Edexcel IAL - Further Pure Mathematics 1- 1.6 Conjugate and Real Roots of Quartic Equations- Study notes - New syllabus

Edexcel IAL – Further Pure Mathematics 1- 1.6 Conjugate and Real Roots of Quartic Equations -Study notes- New syllabus

Edexcel IAL – Further Pure Mathematics 1- 1.6 Conjugate and Real Roots of Quartic Equations -Study notes -Edexcel A level Maths- per latest Syllabus.

Key Concepts:

Quartic Equations with Complex and Real Roots

A quartic equation has the form:

\( f(x) = ax^4 + bx^3 + cx^2 + dx + e \)

When the coefficients are real, any complex roots occur in conjugate pairs. If \( z \) is a root, then \( \overline{z} \) is also a root.

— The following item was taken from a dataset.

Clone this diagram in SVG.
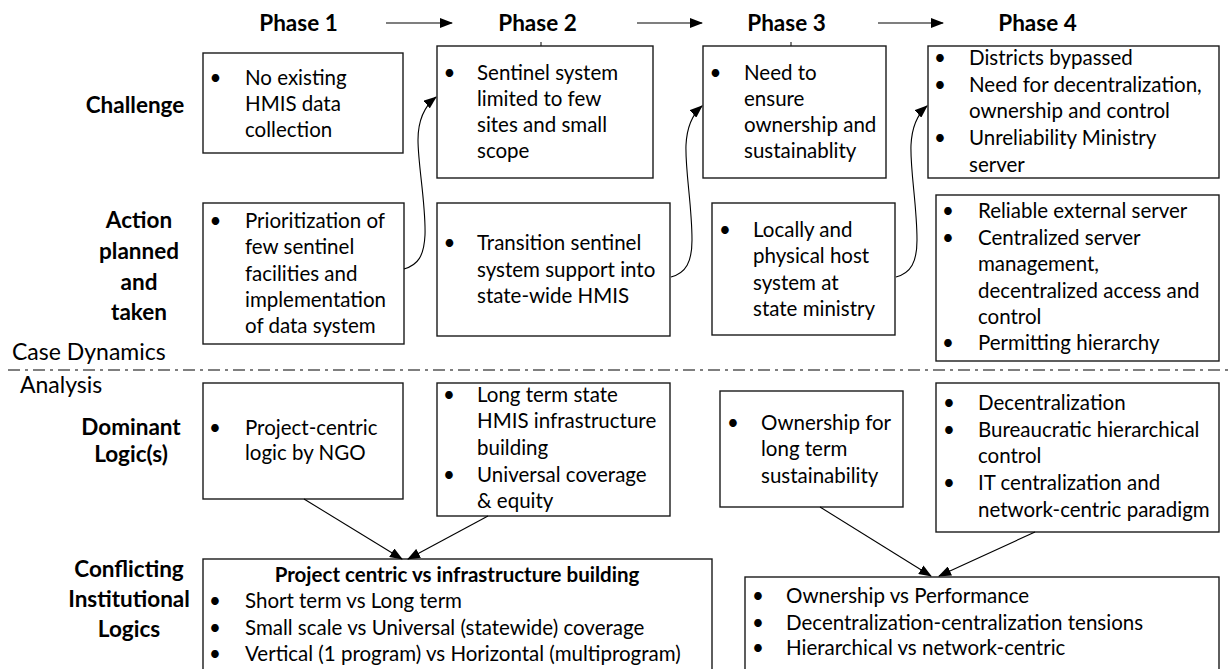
<svg xmlns="http://www.w3.org/2000/svg" width="1231" height="669" viewBox="0 0 1231 669">
<defs>
<marker id="ah" viewBox="0 0 13 10" refX="12" refY="5" markerWidth="13" markerHeight="10" markerUnits="userSpaceOnUse" orient="auto">
<path d="M0,0 L13,5 L0,10 Z" fill="#000"/>
</marker>
<style>
.box{fill:#fff;stroke:#1a1a1a;stroke-width:1.4}
.t{font-family:Lato,"Liberation Sans",sans-serif;font-size:20.5px;fill:#000}
.b{text-anchor:middle}
.h{font-family:Lato,"Liberation Sans",sans-serif;font-size:22.5px;font-weight:bold;fill:#000;text-anchor:middle}
.st{font-family:Lato,"Liberation Sans",sans-serif;font-size:20.5px;font-weight:bold;fill:#000;text-anchor:middle}
.sec{font-family:Lato,"Liberation Sans",sans-serif;font-size:23px;fill:#000}
.c{fill:none;stroke:#000;stroke-width:1.1}
</style>
</defs>
<rect width="1231" height="669" fill="#fff"/>

<g id="headers">
<text class="h" x="298.5" y="31">Phase 1</text>
<text class="h" x="537.5" y="31">Phase 2</text>
<text class="h" x="786.5" y="31">Phase 3</text>
<text class="h" x="1037.5" y="31">Phase 4</text>
<line x1="541" y1="42" x2="541" y2="46" stroke="#000" stroke-width="1"/>
<line x1="791" y1="42" x2="791" y2="46" stroke="#000" stroke-width="1"/>
</g>

<g id="row-labels">
<text class="h" x="135" y="113">Challenge</text>
<text class="h" x="139" y="228">Action</text>
<text class="h" x="139" y="259">planned</text>
<text class="h" x="139" y="290">and</text>
<text class="h" x="139" y="320">taken</text>
<text class="h" x="131" y="435">Dominant</text>
<text class="h" x="131" y="462">Logic(s)</text>
<text class="h" x="129" y="577">Conflicting</text>
<text class="h" x="129" y="607">Institutional</text>
<text class="h" x="129" y="637">Logics</text>
</g>

<g id="divider">
<text class="sec" x="12" y="360">Case Dynamics</text>
<line x1="8" y1="370" x2="1231" y2="370" stroke="#000" stroke-width="1.1" stroke-dasharray="12 5 3 5"/>
<text class="sec" x="20" y="393">Analysis</text>
</g>

<g id="b1">
<rect class="box" x="203" y="53" width="200" height="100"/>
<text class="t b" x="215.5" y="85">•</text>
<text class="t" x="245" y="85">No existing</text>
<text class="t" x="245" y="111">HMIS data</text>
<text class="t" x="245" y="137">collection</text>
</g>

<g id="b2">
<rect class="box" x="437" y="46" width="216" height="132"/>
<text class="t b" x="449.5" y="80">•</text>
<text class="t" x="477" y="80">Sentinel system</text>
<text class="t" x="477" y="106">limited to few</text>
<text class="t" x="477" y="132">sites and small</text>
<text class="t" x="477" y="158">scope</text>
</g>

<g id="b3">
<rect class="box" x="703" y="46" width="183" height="132"/>
<text class="t b" x="715.5" y="80">•</text>
<text class="t" x="744" y="80">Need to</text>
<text class="t" x="744" y="106">ensure</text>
<text class="t" x="744" y="132">ownership and</text>
<text class="t" x="744" y="158">sustainablity</text>
</g>

<g id="b4">
<rect class="box" x="928" y="46" width="291" height="132"/>
<text class="t b" x="940" y="65">•</text>
<text class="t" x="969" y="65">Districts bypassed</text>
<text class="t b" x="940" y="92">•</text>
<text class="t" x="969" y="92">Need for decentralization,</text>
<text class="t" x="969" y="118">ownership and control</text>
<text class="t b" x="940" y="145">•</text>
<text class="t" x="969" y="145">Unreliability Ministry</text>
<text class="t" x="969" y="172">server</text>
</g>

<g id="b5">
<rect class="box" x="203" y="203" width="201" height="141"/>
<text class="t b" x="215.5" y="228">•</text>
<text class="t" x="245" y="228">Prioritization of</text>
<text class="t" x="245" y="254">few sentinel</text>
<text class="t" x="245" y="281">facilities and</text>
<text class="t" x="245" y="307">implementation</text>
<text class="t" x="245" y="333">of data system</text>
</g>

<g id="b6">
<rect class="box" x="437" y="203" width="233" height="133"/>
<text class="t b" x="449.5" y="250">•</text>
<text class="t" x="477" y="250">Transition sentinel</text>
<text class="t" x="477" y="277">system support into</text>
<text class="t" x="477" y="303">state-wide HMIS</text>
</g>

<g id="b7">
<rect class="box" x="712" y="203" width="183" height="132"/>
<text class="t b" x="725" y="237">•</text>
<text class="t" x="753" y="237">Locally and</text>
<text class="t" x="753" y="263">physical host</text>
<text class="t" x="753" y="290">system at</text>
<text class="t" x="753" y="316">state ministry</text>
</g>

<g id="b8">
<rect class="box" x="936" y="195" width="283" height="166"/>
<text class="t b" x="948" y="218">•</text>
<text class="t" x="978" y="218">Reliable external server</text>
<text class="t b" x="948" y="245">•</text>
<text class="t" x="978" y="245">Centralized server</text>
<text class="t" x="978" y="271">management,</text>
<text class="t" x="978" y="298">decentralized access and</text>
<text class="t" x="978" y="324">control</text>
<text class="t b" x="948" y="350">•</text>
<text class="t" x="978" y="350">Permitting hierarchy</text>
</g>

<g id="b9">
<rect class="box" x="203" y="383" width="200" height="116"/>
<text class="t b" x="215" y="435">•</text>
<text class="t" x="245" y="435">Project-centric</text>
<text class="t" x="245" y="460">logic by NGO</text>
</g>

<g id="b10">
<rect class="box" x="437" y="383" width="233" height="133"/>
<text class="t b" x="449" y="402">•</text>
<text class="t" x="477" y="402">Long term state</text>
<text class="t" x="477" y="428">HMIS infrastructure</text>
<text class="t" x="477" y="455">building</text>
<text class="t b" x="449" y="482">•</text>
<text class="t" x="477" y="482">Universal coverage</text>
<text class="t" x="477" y="508">&amp; equity</text>
</g>

<g id="b11">
<rect class="box" x="203" y="559" width="509" height="120"/>
<text class="st" x="457" y="582">Project centric vs infrastructure building</text>
<text class="t b" x="215" y="608">•</text>
<text class="t" x="245" y="608">Short term vs Long term</text>
<text class="t b" x="215" y="635">•</text>
<text class="t" x="245" y="635">Small scale vs Universal (statewide) coverage</text>
<text class="t b" x="215" y="661">•</text>
<text class="t" x="245" y="661">Vertical (1 program) vs Horizontal (multiprogram)</text>
</g>

<g id="b12">
<rect class="box" x="720" y="391" width="183" height="116"/>
<text class="t b" x="733" y="430">•</text>
<text class="t" x="761" y="430">Ownership for</text>
<text class="t" x="761" y="456">long term</text>
<text class="t" x="761" y="483">sustainability</text>
</g>

<g id="b13">
<rect class="box" x="936" y="383" width="283" height="149"/>
<text class="t b" x="949" y="410">•</text>
<text class="t" x="978" y="410">Decentralization</text>
<text class="t b" x="949" y="437">•</text>
<text class="t" x="978" y="437">Bureaucratic hierarchical</text>
<text class="t" x="978" y="463">control</text>
<text class="t b" x="949" y="490">•</text>
<text class="t" x="978" y="490">IT centralization and</text>
<text class="t" x="978" y="517">network-centric paradigm</text>
</g>

<g id="b14">
<rect class="box" x="745" y="577" width="474" height="100"/>
<text class="t b" x="758" y="603">•</text>
<text class="t" x="786" y="603">Ownership vs Performance</text>
<text class="t b" x="758" y="630">•</text>
<text class="t" x="786" y="630">Decentralization-centralization tensions</text>
<text class="t b" x="758" y="655">•</text>
<text class="t" x="786" y="655">Hierarchical vs network-centric</text>
</g>

<g id="connectors">
<line class="c" x1="386" y1="23" x2="452" y2="23" marker-end="url(#ah)"/>
<line class="c" x1="637" y1="23" x2="702" y2="23" marker-end="url(#ah)"/>
<line class="c" x1="878" y1="23" x2="943" y2="23" marker-end="url(#ah)"/>
<path class="c" d="M404,269 C418,265 424,256 425,235 C426,205 418,165 418,140 C418,118 426,105 436,97" marker-end="url(#ah)"/>
<path class="c" d="M671,277 C686,273 692,262 692,240 C692,205 685,170 686,145 C687,125 694,113 702,106" marker-end="url(#ah)"/>
<path class="c" d="M896,277 C911,273 917,262 917,240 C917,205 910,170 911,145 C912,125 919,113 927,106" marker-end="url(#ah)"/>
<line class="c" x1="304" y1="499" x2="402" y2="559" marker-end="url(#ah)"/>
<line class="c" x1="488" y1="516" x2="408" y2="559" marker-end="url(#ah)"/>
<line class="c" x1="820" y1="507" x2="931" y2="576" marker-end="url(#ah)"/>
<line class="c" x1="1035" y1="532" x2="939" y2="576" marker-end="url(#ah)"/>
</g>
</svg>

This allows quartic equations to be factorised into quadratic factors.

Key Ideas

Example

\( f(x) = x^4 – x^3 – 5x^2 + 7x + 10 \) Given that \( x = 2 + i \) is a root, find the three other roots.

▶️ Answer / Explanation

Since coefficients are real, \( 2 – i \) is also a root.

Form the quadratic factor:

\( (x – (2 + i))(x – (2 – i)) = (x – 2)^2 + 1 = x^2 – 4x + 5 \)

Divide \( f(x) \) by \( x^2 – 4x + 5 \).

\( f(x) = (x^2 – 4x + 5)(x^2 + 3x + 2) \)

Factorise the remaining quadratic:

\( x^2 + 3x + 2 = (x + 1)(x + 2) \)

So the roots are:

\( x = 2 + i,\ 2 – i,\ -1,\ -2 \)

Example

\( g(x) = x^4 – x^3 + 6x^2 + 14x – 20 \) Given that \( g(1) = 0 \) and \( g(-2) = 0 \), solve \( g(x) = 0 \) completely.

▶️ Answer / Explanation

Since \( g(1) = 0 \), \( x – 1 \) is a factor.

Since \( g(-2) = 0 \), \( x + 2 \) is a factor.

So:

\( g(x) = (x – 1)(x + 2)(x^2 + ax + b) \)

Expanding the known factors:

\( (x – 1)(x + 2) = x^2 + x – 2 \)

So:

\( g(x) = (x^2 + x – 2)(x^2 + ax + b) \)

Comparing with the original polynomial gives:

\( a = -2,\ b = 10 \)

So:

\( g(x) = (x – 1)(x + 2)(x^2 – 2x + 10) \)

Solve \( x^2 – 2x + 10 = 0 \):

\( x = \dfrac{2 \pm \sqrt{4 – 40}}{2} = 1 \pm 3i \)

So the four roots are:

\( x = 1,\ -2,\ 1 + 3i,\ 1 – 3i \)